Ressurreição, Ascensão, sentar-se à direita de Deus, envio do Espírito Santo, são “mistérios” pascais.

O Mistério Pascal é tão rico e tão denso que não podemos abarcá-lo somente com uma imagem; por isso precisamos desdobrá-lo para poder experiênciá-lo de uma maneira mais profunda.

Celebrar a Ascensão de Jesus não significa, para os cristãos, algo diferente que celebrar sua Ressurreição. São só diferentes nomes para referir-se à mesma realidade: que, ao morrer, tanto Jesus como nós, mergulhamos na Vida de Deus.

Lucas, em seu Evangelho, põe todas as aparições e a Ascensão no mesmo dia. No entanto, nos Atos dos Apóstolos, ele fala de quarenta dias de permanência de Jesus com seus discípulos, provavelmente como um modo de indicar que eles haviam recebido a formação necessária para levar adiante a missão (“quarenta dias” com o mestre era o tempo que o discípulo precisava para alcançar uma preparação adequada).

A fé na Ascensão não é aceitar que uma pessoa “subiu” aos céus. É aceitar que Jesus é o sentido de tudo, a revelação de Deus e do sentido da existência: Ele é o Senhor.

Nos relatos da Ascensão, normalmente nos preocupa muito saber o lugar de onde Jesus subiu aos céus e para onde Ele foi; mas o que importa é que nosso destino é o coração de Deus e Jesus revela a grandeza do ser humano capaz de alcançar a divindade.

Pela sua Ascensão, Jesus Cristo acolheu tudo quanto é humano e desta maneira tudo redimiu.

Descobri-lo dentro de nós e nos outros é muito exigente e comprometedor. É muito mais cômodo continuar “olhando para o céu” e não sentirmos implicados com aquilo que está acontecendo ao nosso redor. Por isso, Ascensão é missão; é “descer” da montanha para as periferias da nossa Galileia (periferias existenciais, sociais, religiosas...) e ali prolongar a atividade libertadora de Jesus.

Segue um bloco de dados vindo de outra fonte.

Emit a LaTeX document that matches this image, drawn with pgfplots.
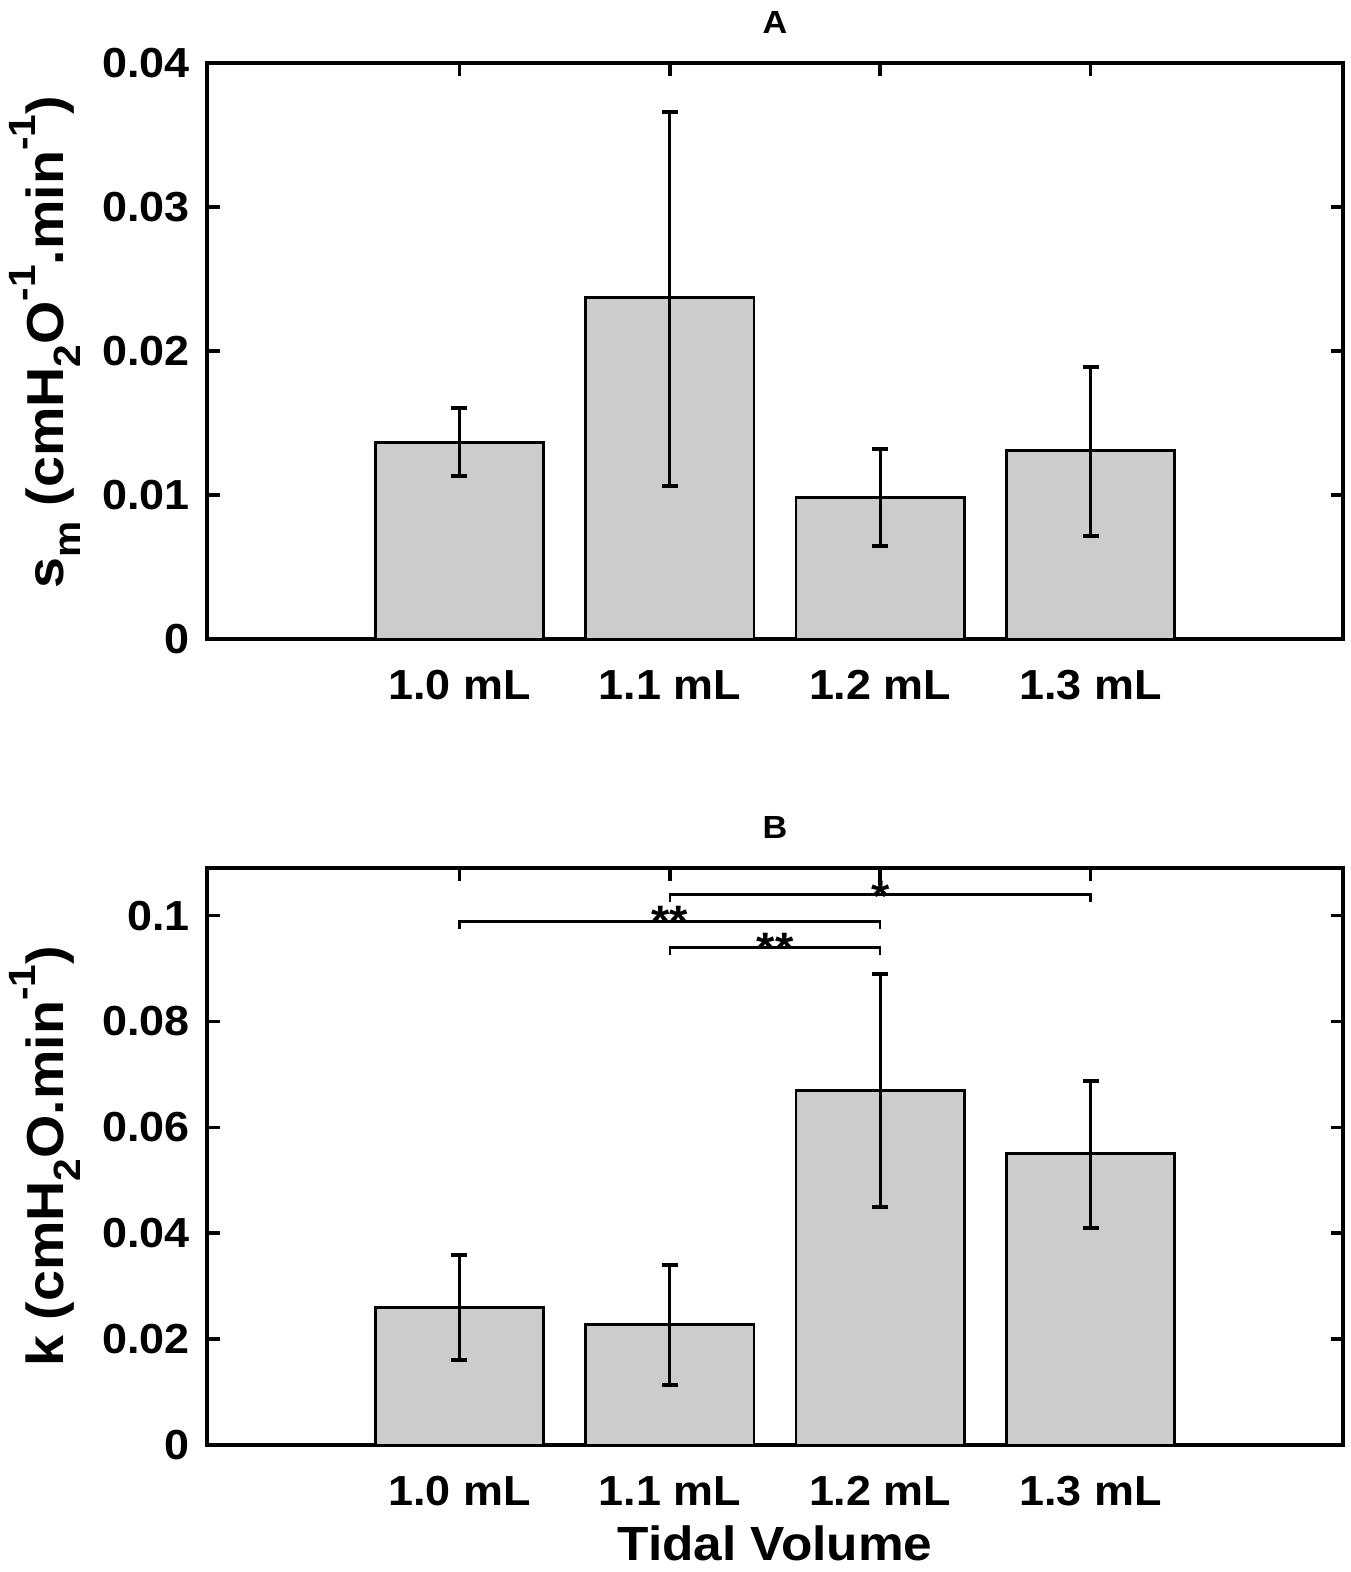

A Ascensão ocorre toda vez que, vivendo o Presente, transcendemos os limites temporais e nos experimentamos “ser em Deus”. Nestes momentos, nos alcança a Plenitude e saboreamos a Alegria.

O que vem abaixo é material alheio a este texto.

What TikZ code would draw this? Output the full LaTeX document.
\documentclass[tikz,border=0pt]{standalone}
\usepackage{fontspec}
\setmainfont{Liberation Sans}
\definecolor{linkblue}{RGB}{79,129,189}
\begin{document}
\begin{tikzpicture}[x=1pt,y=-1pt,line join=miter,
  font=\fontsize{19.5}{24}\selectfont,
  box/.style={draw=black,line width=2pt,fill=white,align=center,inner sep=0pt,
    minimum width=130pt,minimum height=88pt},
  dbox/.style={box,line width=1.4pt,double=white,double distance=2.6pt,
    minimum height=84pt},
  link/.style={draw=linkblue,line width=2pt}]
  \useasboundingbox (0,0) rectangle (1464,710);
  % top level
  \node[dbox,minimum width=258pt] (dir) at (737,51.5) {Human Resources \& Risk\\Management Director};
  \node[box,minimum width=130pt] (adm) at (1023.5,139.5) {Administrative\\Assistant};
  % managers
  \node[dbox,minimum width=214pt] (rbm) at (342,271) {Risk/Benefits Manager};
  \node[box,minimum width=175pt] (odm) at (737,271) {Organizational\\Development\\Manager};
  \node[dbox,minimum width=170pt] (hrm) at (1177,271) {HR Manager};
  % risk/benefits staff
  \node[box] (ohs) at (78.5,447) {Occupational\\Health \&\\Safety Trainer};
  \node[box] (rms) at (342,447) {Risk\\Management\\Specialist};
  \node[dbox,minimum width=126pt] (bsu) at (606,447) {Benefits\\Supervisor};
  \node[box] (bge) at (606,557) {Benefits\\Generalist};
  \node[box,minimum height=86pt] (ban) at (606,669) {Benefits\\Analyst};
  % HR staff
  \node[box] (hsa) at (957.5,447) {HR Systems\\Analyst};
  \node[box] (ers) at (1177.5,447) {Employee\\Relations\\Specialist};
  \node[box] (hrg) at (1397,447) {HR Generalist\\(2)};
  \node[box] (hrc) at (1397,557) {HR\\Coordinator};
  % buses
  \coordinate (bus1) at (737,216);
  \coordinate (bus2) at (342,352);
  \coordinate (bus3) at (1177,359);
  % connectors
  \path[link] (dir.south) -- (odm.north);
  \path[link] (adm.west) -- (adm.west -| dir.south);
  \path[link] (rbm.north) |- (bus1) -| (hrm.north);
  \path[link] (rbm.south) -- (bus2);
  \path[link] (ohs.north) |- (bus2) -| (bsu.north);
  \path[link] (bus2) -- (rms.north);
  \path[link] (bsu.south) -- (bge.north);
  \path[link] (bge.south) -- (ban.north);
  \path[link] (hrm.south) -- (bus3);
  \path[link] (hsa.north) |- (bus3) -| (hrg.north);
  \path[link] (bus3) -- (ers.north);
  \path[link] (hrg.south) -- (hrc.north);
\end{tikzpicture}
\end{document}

Ao mergulhar na realidade, interna e externa, nos esbarramos n’Ele, o Ressuscitado.

A Ascensão do Ressuscitado, portanto, nos torna encarregados da missão de “fazer discípulos” à qual Ele, em sua glória, preside. Nós é que devemos reinventá-la a cada momento.

Celebrando a glorificação de Cristo, tomamos consciência de nossa própria vocação à glória.

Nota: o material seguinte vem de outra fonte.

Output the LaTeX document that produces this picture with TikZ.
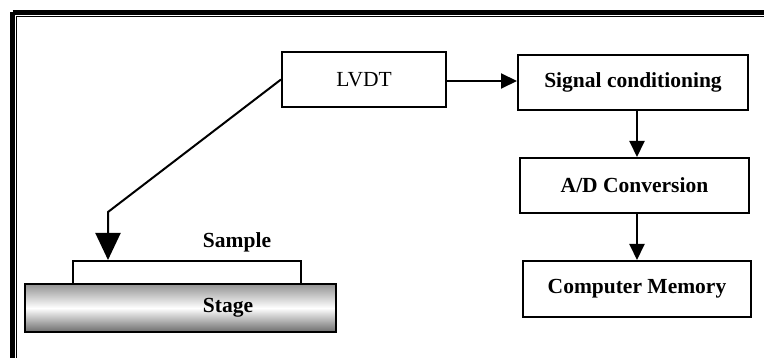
\documentclass[tikz,border=0pt]{standalone}
\usepackage{fontspec}
\setmainfont{Liberation Serif}
\usetikzlibrary{arrows.meta,calc}
\begin{document}
\begin{tikzpicture}[x=1pt,y=-1pt,
  box/.style={draw,line width=2pt,rectangle,inner sep=0pt,font=\fontsize{21.5}{25}\selectfont},
  bbox/.style={box,font=\fontsize{21.5}{25}\selectfont\bfseries},
  lbl/.style={inner sep=0pt,font=\fontsize{21.5}{25}\selectfont\bfseries},
  arr/.style={line width=2pt,-{Triangle[width=15pt,length=16pt]}},
  bigarr/.style={line width=2pt,-{Triangle[width=25pt,length=27pt]}}]
\useasboundingbox (0,0) rectangle (764,358);
% frame
\draw[line width=5pt] (12.5,12.5) -- (820,12.5);
\draw[line width=5pt] (12.5,12.5) -- (12.5,420);
\draw[line width=1.3pt] (16.2,16.2) -- (820,16.2);
\draw[line width=1.3pt] (16.2,16.2) -- (16.2,420);
% boxes
\node[box,minimum width=164pt,minimum height=55pt] (lvdt) at (364,79.5) {LVDT};
\node[bbox,minimum width=230pt,minimum height=55pt] (sig) at (633,82.5) {Signal conditioning};
\node[bbox,minimum width=229pt,minimum height=55pt] (ad) at (634.5,185.5) {A/D Conversion};
\node[bbox,minimum width=228pt,minimum height=56pt] (mem) at (637,289) {Computer Memory};
\node[draw,line width=2pt,minimum width=228pt,minimum height=23pt,inner sep=0pt] (sample) at (187,272.5) {};
\node[draw,line width=2pt,minimum width=311pt,minimum height=48pt,inner sep=0pt,
  shading=axis,top color=gray!85,bottom color=gray!85!black,middle color=white] (stage) at (180.5,308) {};
\node[lbl] (stagelbl) at (228,308) {Stage};
\node[lbl] (samplelbl) at (237,242) {Sample};
% connectors
\draw[arr] (lvdt.east |- 0,81) coordinate (a1) -- (a1 -| sig.west);
\draw[arr] (sig.south -| mem.north) -- (ad.north -| mem.north);
\draw[arr] (ad.south -| mem.north) -- (mem.north);
\coordinate (bend) at (108,212);
\draw[bigarr] (lvdt.west) -- (bend) -- (bend |- sample.north);
\end{tikzpicture}
\end{document}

A Ascensão é o lugar onde vai acontecer uma mudança profunda na vida de cada seguidor de Jesus: parti-mos para a missão; deixamos a Terra Santa, como os Apóstolos e, até o fim da vida, seremos os peregrinos de Cristo. Somos arrancados de tal experiência para adentrar-nos em um caminho de seguimento de horizontes desconhecidos, mas centrados no compromisso apostólico da missão na e da Igreja. “Passa-mos” da particularidade de um lugar para a universalidade da missão. A Ascensão pede de todos nós uma “amplitude de visão”, rompendo com tudo aquilo que atrofia e limita, nas diferentes dimensões da vida.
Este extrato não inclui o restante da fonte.